The Origin: Time Shivers

The Origin: Time Shivers

3 July 2021 at 2pm
Boat moored in Canbury Gardens, next to The Boaters Inn

As part of Ben Judd’s Stanley Picker Fellowship project The Origin, a series of workshops, performances, talks and tours took place at Stanley Picker Gallery, a boat moored in Kingston Upon Thames and online throughout June and July 2021.

For our final event, Kingston School of Art Drama students Louise Hall and Jessica Saunders performed Time Shivers, a piece of prose composed by local writer Jim Dunk especially for The Origin. It weaves the narrative of two young women, a hundred years apart whose lives are connected by The Origin, the Thames and the Hogsmill, and the community that surrounds us.

The piece was performed on board the top deck of the boat, witnessed by an audience, passers-by and those in The Boaters pub garden next to our moorings! At the Gallery it was presented within the installation, and in collaboration with KSA Dance students Libby Canagasabey and Lucy Beadle whose improvised movements inspired by the text, The Origin, and the music playing within the installation, which had been composed by KSA Music. With Louise, who played the ‘older’ character, wearing a costume made by KSA Fashion as part of the wider project, this truly was a cross-disciplinary collaboration.

Jim Dunk is a locally-based writer, theatre and screen actor, and theatre director who has guest lectured for KSA Drama. Jim lead Creative Writing workshops as part of The Origin site-specific workshop programme and is also a member of The Bradbury, a local community centre for the active over 55s, whose Storytelling and Creative Writing groups, directed by Jim, participated in #TheOriginKingston online last summer – see what they came up with here.
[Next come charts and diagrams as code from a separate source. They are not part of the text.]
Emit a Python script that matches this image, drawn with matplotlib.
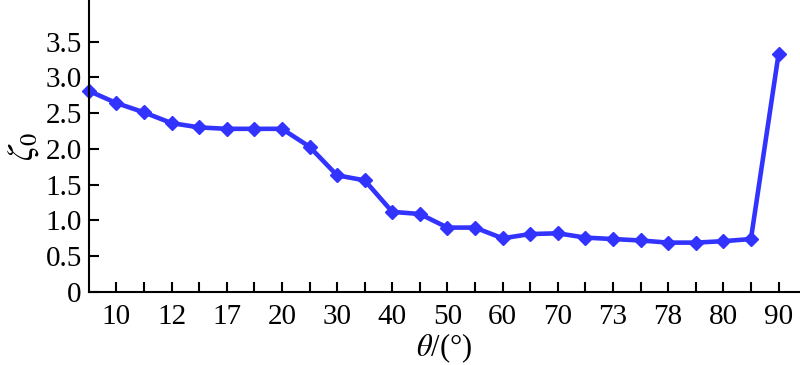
import matplotlib
matplotlib.use("Agg")
import matplotlib.pyplot as plt
import numpy as np

plt.rcParams['font.family'] = ['Liberation Serif', 'DejaVu Serif']
plt.rcParams['mathtext.fontset'] = 'stix'

# ζ0 values at every half step between the labelled angles
zeta0 = [2.81, 2.64, 2.51, 2.36, 2.30, 2.28, 2.28, 2.28, 2.03, 1.63,
         1.56, 1.12, 1.09, 0.90, 0.90, 0.75, 0.81, 0.82, 0.76, 0.74,
         0.72, 0.69, 0.69, 0.71, 0.74, 3.32]
theta_labels = ['10', '12', '17', '20', '30', '40', '50', '60', '70',
                '73', '78', '80', '90']
y_ticks = [0, 0.5, 1.0, 1.5, 2.0, 2.5, 3.0, 3.5]
y_tick_labels = ['0', '0.5', '1.0', '1.5', '2.0', '2.5', '3.0', '3.5']

x = np.arange(len(zeta0))

fig = plt.figure(figsize=(8, 3.65), dpi=100)
ax = fig.add_axes([0.111, 0.2, 0.888, 0.8])

ax.plot(x, zeta0, color='#3333ff', lw=3.3, marker='D', markersize=7.5,
        markeredgecolor='#3333ff', markerfacecolor='#3333ff', clip_on=False)

ax.set_xlim(0, 25.75)
ax.set_ylim(0, 4.08)

# ticks at every point, labels under every other one
ax.set_xticks(x[1:])
ax.set_xticklabels([theta_labels[(i - 1) // 2] if i % 2 == 1 else '' for i in x[1:]])
ax.set_yticks(y_ticks)
ax.set_yticklabels(y_tick_labels)

ax.tick_params(direction='in', length=7, width=1.5, labelsize=21, pad=5)
ax.tick_params(axis='x', pad=9)

for s in ['top', 'right']:
    ax.spines[s].set_visible(False)
for s in ['left', 'bottom']:
    ax.spines[s].set_linewidth(1.5)

ax.set_xlabel(r'$\theta$/(°)', fontsize=22, labelpad=1)
ax.set_ylabel(r'$\zeta_0$', fontsize=25, labelpad=3)

fig.savefig('out.png', dpi=100)
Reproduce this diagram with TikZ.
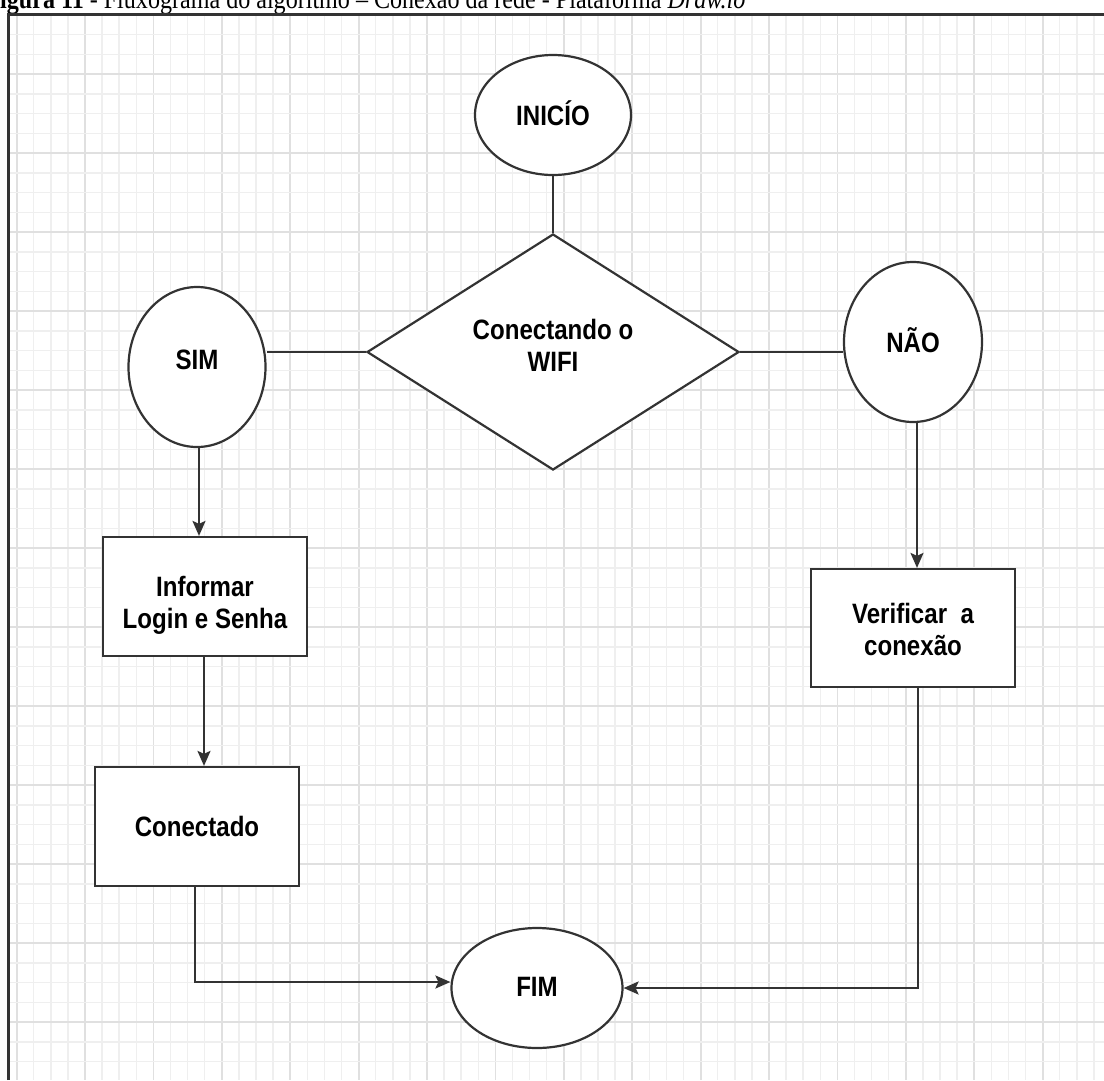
\documentclass[tikz,border=0pt]{standalone}
\usepackage{fontspec}
\usetikzlibrary{shapes.geometric,arrows.meta}
\newfontfamily\dfont{Liberation Sans}[FakeStretch=0.86]
\newfontfamily\cfont{Liberation Serif}[FakeStretch=0.86]
\definecolor{gridminor}{HTML}{EFEFEF}
\definecolor{gridmajor}{HTML}{E0E0E0}
\definecolor{strokec}{HTML}{333333}
\definecolor{framec}{HTML}{333333}
\begin{document}
\begin{tikzpicture}[x=1pt,y=-1pt,
  shp/.style={draw=strokec,line width=2.2pt,fill=white,inner sep=0pt},
  oval/.style={shp,ellipse},
  box/.style={shp,rectangle},
  lbl/.style={font=\dfont\bfseries\fontsize{28}{32}\selectfont,text=black,align=center,inner sep=0pt},
  conn/.style={draw=strokec,line width=2.2pt},
  arr/.style={conn,-{Stealth[length=15pt,width=13pt,inset=3pt]}}]
\useasboundingbox (0,0) rectangle (1104,1080);
\fill[white] (0,0) rectangle (1104,1080);
% grid
\begin{scope}
\clip (9,15) rectangle (1104,1080);
\foreach \k in {-4,...,60} {
  \pgfmathsetmacro{\xx}{85+17.1*\k}
  \pgfmathtruncatemacro{\m}{mod(\k+400,4)}
  \ifnum\m=0
    \draw[gridmajor,line width=1.8pt] (\xx,0) -- (\xx,1080);
  \else
    \draw[gridminor,line width=1.5pt] (\xx,0) -- (\xx,1080);
  \fi
}
\foreach \k in {-4,...,52} {
  \pgfmathsetmacro{\yy}{74+19.75*\k}
  \pgfmathtruncatemacro{\m}{mod(\k+400,4)}
  \ifnum\m=0
    \draw[gridmajor,line width=1.8pt] (0,\yy) -- (1104,\yy);
  \else
    \draw[gridminor,line width=1.5pt] (0,\yy) -- (1104,\yy);
  \fi
}
\end{scope}
% frame
\draw[framec,line width=3pt] (8,1080) -- (8,14) -- (1104,14);
% caption (cut at top, as in the reference)
\begin{scope}
\clip (0,0) rectangle (1104,12.5);
\node[anchor=base west,inner sep=0pt,font=\cfont\fontsize{28}{30}\selectfont] (cap) at (0,8)
  {{\bfseries igura 11} - Fluxograma do algoritmo – Conexão da rede - Plataforma \textit{Draw.io}};
\end{scope}
% shapes
\node[oval,minimum width=156pt,minimum height=120pt] (inicio) at (553,115) {};
\node[shp,diamond,minimum width=372pt,minimum height=236pt] (dec) at (553,352) {};
\node[oval,minimum width=137pt,minimum height=160pt] (sim) at (197,367) {};
\node[oval,minimum width=138pt,minimum height=160pt] (nao) at (913,342) {};
\node[box,minimum width=204pt,minimum height=119pt] (inf) at (205,596.5) {};
\node[box,minimum width=204pt,minimum height=119pt] (con) at (197,826.5) {};
\node[box,minimum width=204pt,minimum height=118pt] (ver) at (913,628) {};
\node[oval,minimum width=171pt,minimum height=120pt] (fim) at (537,988) {};
% labels
\node[lbl] (tinicio) at (553,113) {INICÍO};
\node[lbl] (tdec) at (553,345) {Conectando o\\WIFI};
\node[lbl] (tsim) at (197,360) {SIM};
\node[lbl] (tnao) at (913,340) {NÃO};
\node[lbl] (tinf) at (205,605) {Informar\\Login e Senha};
\node[lbl] (tcon) at (197,826) {Conectado};
\node[lbl] (tver) at (913,629) {Verificar\ \ a\\conexão};
\node[lbl] (tfim) at (537,987) {FIM};
% connectors
\coordinate (jl) at (195,982);
\draw[conn] (inicio.south) -- (dec.north);
\draw[conn] (dec.west) -- (dec.west -| sim.east);
\draw[conn] (dec.east) -- (dec.east -| nao.west);
\draw[arr] ([xshift=2pt]sim.south) -- ([xshift=2pt]sim.south |- inf.north);
\draw[arr] ([xshift=-1pt]inf.south) -- ([xshift=-1pt]inf.south |- con.north);
\draw[arr] ([xshift=4pt]nao.south) -- ([xshift=4pt]nao.south |- ver.north);
\draw[arr] (con.south -| jl) -- (jl) -- (jl -| fim.west);
\draw[arr] ([xshift=5pt]ver.south) |- (fim.east);
\end{tikzpicture}
\end{document}
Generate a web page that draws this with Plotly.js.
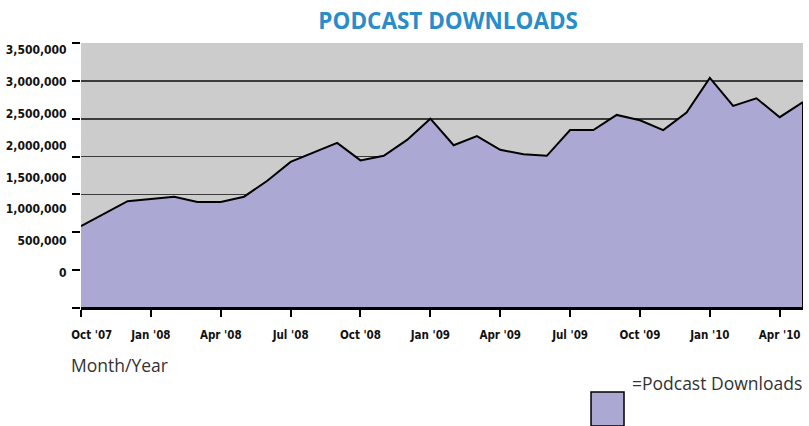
<!DOCTYPE html>
<html>
<head>
<meta charset="utf-8">
<script src="https://cdn.plot.ly/plotly-3.0.1.min.js"></script>
<style>html,body{margin:0;padding:0;background:#fff;}#chart{width:809px;height:426px;}</style>
</head>
<body>
<div id="chart"></div>
<script>
const months = ["Oct '07","Nov '07","Dec '07","Jan '08","Feb '08","Mar '08","Apr '08","May '08","Jun '08","Jul '08","Aug '08","Sep '08","Oct '08","Nov '08","Dec '08","Jan '09","Feb '09","Mar '09","Apr '09","May '09","Jun '09","Jul '09","Aug '09","Sep '09","Oct '09","Nov '09","Dec '09","Jan '10","Feb '10","Mar '10","Apr '10","May '10"];
const downloads = [1080000,1250000,1410000,1440000,1470000,1400000,1400000,1470000,1680000,1930000,2050000,2180000,1950000,2010000,2220000,2500000,2150000,2270000,2090000,2030000,2010000,2350000,2350000,2550000,2480000,2350000,2580000,3040000,2670000,2770000,2520000,2720000];
const xTickLabels = ["Oct '07","Jan '08","Apr '08","Jul '08","Oct '08","Jan '09","Apr '09","Jul '09","Oct '09","Jan '10","Apr '10"];
const yTickVals = [0,500000,1000000,1500000,2000000,2500000,3000000,3500000];
const yTickText = ["0","500,000","1,000,000","1,500,000","2,000,000","2,500,000","3,000,000","3,500,000"];
const seriesName = "Podcast Downloads";
const chartTitle = "PODCAST DOWNLOADS";
const xTitle = "Month/Year";

const narrow = "'DejaVu Sans Condensed', 'DejaVu Sans', sans-serif";
const humanist = "'Open Sans', 'Noto Sans', sans-serif";
const areaColor = "#aba8d3";

// closed outline of the area down to the baseline
const polyX = months.concat([months[months.length-1], months[0]]);
const polyY = downloads.concat([0, 0]);

// first tick label sits to the right of its tick, as in the original
const xTickText = xTickLabels.map((t, i) => i === 0 ? '\u00a0'.repeat(6) + t : t);

const traces = [
  {x: polyX, y: polyY, type: 'scatter', mode: 'lines', fill: 'toself', fillcolor: areaColor,
   line: {color: '#000', width: 2}, name: seriesName, showlegend: false, hoverinfo: 'skip'},
  {x: [months[0]], y: [0], yaxis: 'y2', type: 'scatter', mode: 'markers',
   marker: {opacity: 0}, showlegend: false, hoverinfo: 'skip'}
];

const gridVals = yTickVals.slice(0, yTickVals.length - 1);

const layout = {
  width: 809, height: 426,
  margin: {l: 81, r: 6, t: 43, b: 118},
  paper_bgcolor: '#fff', plot_bgcolor: '#cccccc',
  showlegend: false,
  title: {text: '<b>' + chartTitle + '</b>', font: {family: humanist, size: 22.5, color: '#2a8cc8'},
          x: 0.554, xanchor: 'center', xref: 'container', y: 0.95, yanchor: 'middle', yref: 'container'},
  xaxis: {type: 'category', categoryorder: 'array', categoryarray: months, range: [0, months.length - 1],
          tickmode: 'array', tickvals: xTickLabels, ticktext: xTickText,
          ticks: 'outside', ticklen: 7, tickwidth: 2, tickcolor: '#000',
          showline: true, linecolor: '#000', linewidth: 2, showgrid: false, zeroline: false,
          tickfont: {family: narrow, size: 11.5, color: '#111', weight: 'bold'}, ticklabelstandoff: 8},
  yaxis: {range: [0, 3500000], tickmode: 'array', tickvals: gridVals, showticklabels: false,
          ticks: 'outside', ticklen: 8, tickwidth: 2, tickcolor: '#000',
          showgrid: true, gridcolor: '#3c3c3c', gridwidth: 1.6, zeroline: false, showline: false,
          minor: {tickvals: [3500000], ticks: 'outside', ticklen: 8, tickwidth: 2, tickcolor: '#000', showgrid: false}},
  yaxis2: {overlaying: 'y', side: 'left', range: [-549326, 3609867], tickmode: 'array',
           tickvals: yTickVals, ticktext: yTickText, ticks: 'outside', ticklen: 11, tickcolor: 'rgba(0,0,0,0)',
           showgrid: false, zeroline: false, showline: false,
           tickfont: {family: narrow, size: 12, color: '#111', weight: 'bold'}},
  shapes: [
    {type: 'rect', xref: 'paper', yref: 'paper', x0: 0.7064, x1: 0.7521, y0: -0.445, y1: -0.317,
     fillcolor: areaColor, line: {color: '#000', width: 1.5}}
  ],
  annotations: [
    {text: xTitle, xref: 'paper', yref: 'paper', x: -0.0166, y: -0.215, xanchor: 'left', yanchor: 'middle',
     showarrow: false, font: {family: humanist, size: 17.5, color: '#333'}},
    {text: '=' + seriesName, xref: 'paper', yref: 'paper', x: 0.7604, y: -0.283, xanchor: 'left', yanchor: 'middle',
     showarrow: false, font: {family: humanist, size: 17.5, color: '#333'}}
  ]
};

Plotly.newPlot('chart', traces, layout, {displayModeBar: false, staticPlot: true});
</script>
</body>
</html>
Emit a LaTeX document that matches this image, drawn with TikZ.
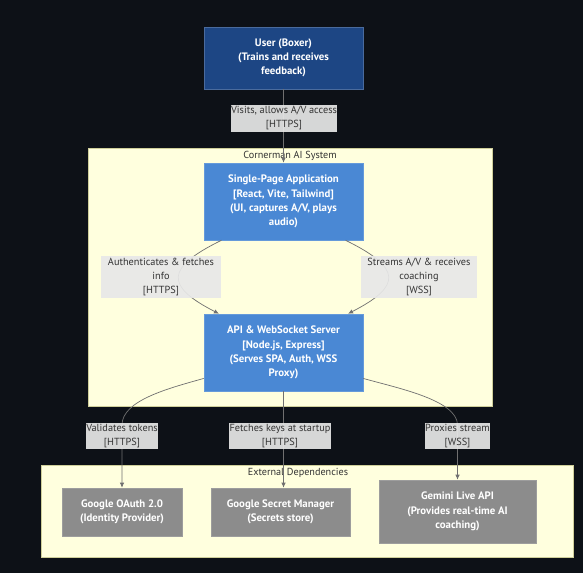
\documentclass[tikz,border=0pt]{standalone}
\usepackage{fontspec}
\setmainfont{PT Sans}
\usepackage{xcolor}
\usepackage{tikz}
\usetikzlibrary{
  arrows.meta,
  positioning
}
\definecolor{PageDark}{HTML}{0D1117}
\definecolor{UserBlue}{HTML}{1D4684}
\definecolor{AppBlue}{HTML}{4A88D4}
\definecolor{ExtGray}{HTML}{8C8C8C}
\definecolor{ClusterYellow}{HTML}{FFFFDE}
\definecolor{ClusterBorder}{HTML}{CFCF9A}
\definecolor{LabelGray}{HTML}{E8E8E8}
\definecolor{EdgeGray}{HTML}{707070}
\definecolor{TextDark}{HTML}{333333}
\tikzset{
  box/.style={
    draw,
    line width=0.6pt,
    inner sep=0pt,
    align=center,
    text=white,
    font=\bfseries\fontsize{10.8}{14.3}\selectfont
  },
  person/.style={
    box,
    fill=UserBlue,
    draw=UserBlue!80!white
  },
  container/.style={
    box,
    fill=AppBlue,
    draw=AppBlue!85!white
  },
  external/.style={
    box,
    fill=ExtGray,
    draw=ExtGray!85!white
  },
  cluster/.style={
    draw=ClusterBorder,
    fill=ClusterYellow,
    line width=0.6pt
  },
  clustertitle/.style={
    text=TextDark,
    inner sep=0pt,
    font=\fontsize{10.2}{14}\selectfont
  },
  edgelabel/.style={
    fill=LabelGray,
    fill opacity=0.92,
    text opacity=1,
    text=TextDark,
    align=center,
    inner xsep=0.5pt,
    inner ysep=1.5pt,
    font=\fontsize{10.3}{14.3}\selectfont
  },
  connection/.style={
    -{Latex[length=5pt,width=4.5pt]},
    draw=EdgeGray,
    line width=0.7pt
  }
}
\begin{document}
\begin{tikzpicture}[x=1pt,y=-1pt]

  \fill[PageDark] (0,0) rectangle (583,573);

  % clusters
  \draw[cluster] (88,148) rectangle (492,406);
  \node[clustertitle] at (290,156) (systemtitle) {Cornerman AI System};

  \draw[cluster] (41,465) rectangle (573,557);
  \node[clustertitle] at (298,473) (deptitle) {External Dependencies};

  % main boxes
  \node[
    person,
    minimum width=159,
    minimum height=62
  ] at (283.5,58) (user) {
    User (Boxer)\\
    (Trains and receives\\
    feedback)
  };

  \node[
    container,
    minimum width=159,
    minimum height=77
  ] at (283.5,201.5) (spa) {
    Single-Page Application\\
    {[}React, Vite, Tailwind{]}\\
    (UI, captures A/V, plays\\
    audio)
  };

  \node[
    container,
    minimum width=159,
    minimum height=77
  ] at (283.5,352.5) (api) {
    API \& WebSocket Server\\
    {[}Node.js, Express{]}\\
    (Serves SPA, Auth, WSS\\
    Proxy)
  };

  \node[
    external,
    minimum width=120,
    minimum height=48
  ] at (122,512) (oauth) {
    Google OAuth 2.0\\
    (Identity Provider)
  };

  \node[
    external,
    minimum width=139,
    minimum height=48
  ] at (280.5,512) (secrets) {
    Google Secret Manager\\
    (Secrets store)
  };

  \node[
    external,
    minimum width=157,
    minimum height=63
  ] at (457.5,511.5) (gemini) {
    Gemini Live API\\
    (Provides real-time AI\\
    coaching)
  };

  % bends of the lower connectors
  \coordinate (oauthbend) at (122,425);
  \coordinate (geminibend) at (457.5,425);

  % connectors
  \draw[connection]
  (user.south) --
  (spa.north);

  \draw[connection]
  (spa.-148) .. controls (165,268) and (165,286) ..
  (api.149);

  \draw[connection]
  (spa.-32) .. controls (402,268) and (402,286) ..
  (api.31);

  \draw[connection]
  (api.-162) .. controls (170,388) and (122,400) ..
  (oauthbend) --
  (oauth.north);

  \draw[connection]
  (api.south) --
  (api.south |- secrets.north);

  \draw[connection]
  (api.-18) .. controls (397,388) and (457.5,400) ..
  (geminibend) --
  (gemini.north);

  % connector labels
  \node[edgelabel] at (284,118) (visitlabel) {
    Visits, allows A/V access\\
    {[}HTTPS{]}
  };

  \node[edgelabel] at (161,277) (authlabel) {
    \hspace*{6pt}Authenticates \& fetches\hspace*{6pt}\\
    info\\
    {[}HTTPS{]}
  };

  \node[edgelabel] at (419,277) (streamlabel) {
    \hspace*{6pt}Streams A/V \& receives\hspace*{6pt}\\
    coaching\\
    {[}WSS{]}
  };

  \node[edgelabel] at (122,436) (tokenlabel) {
    Validates tokens\\
    {[}HTTPS{]}
  };

  \node[edgelabel] at (280,436) (keylabel) {
    Fetches keys at startup\\
    {[}HTTPS{]}
  };

  \node[edgelabel] at (457.5,436) (proxylabel) {
    Proxies stream\\
    {[}WSS{]}
  };

\end{tikzpicture}
\end{document}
Ben Judd’s Stanley Picker Fellowship project The Origin reflects on Britain’s island status, both literal and metaphorical, and how islands shape the communities that live there. The Origin brings together the communities surrounding the Stanley Picker Gallery – from Kingston University students and academics to local networks, charities and residents – and asks them to imagine a classless, stateless, humane society based on common ownership. A temporary community, an experiment in living, a fictional island group. This collaborative project culminated this summer with an installation at the Gallery, a boat on the River Thames and a series of performances, workshops and events – a rehearsal for an alternative future.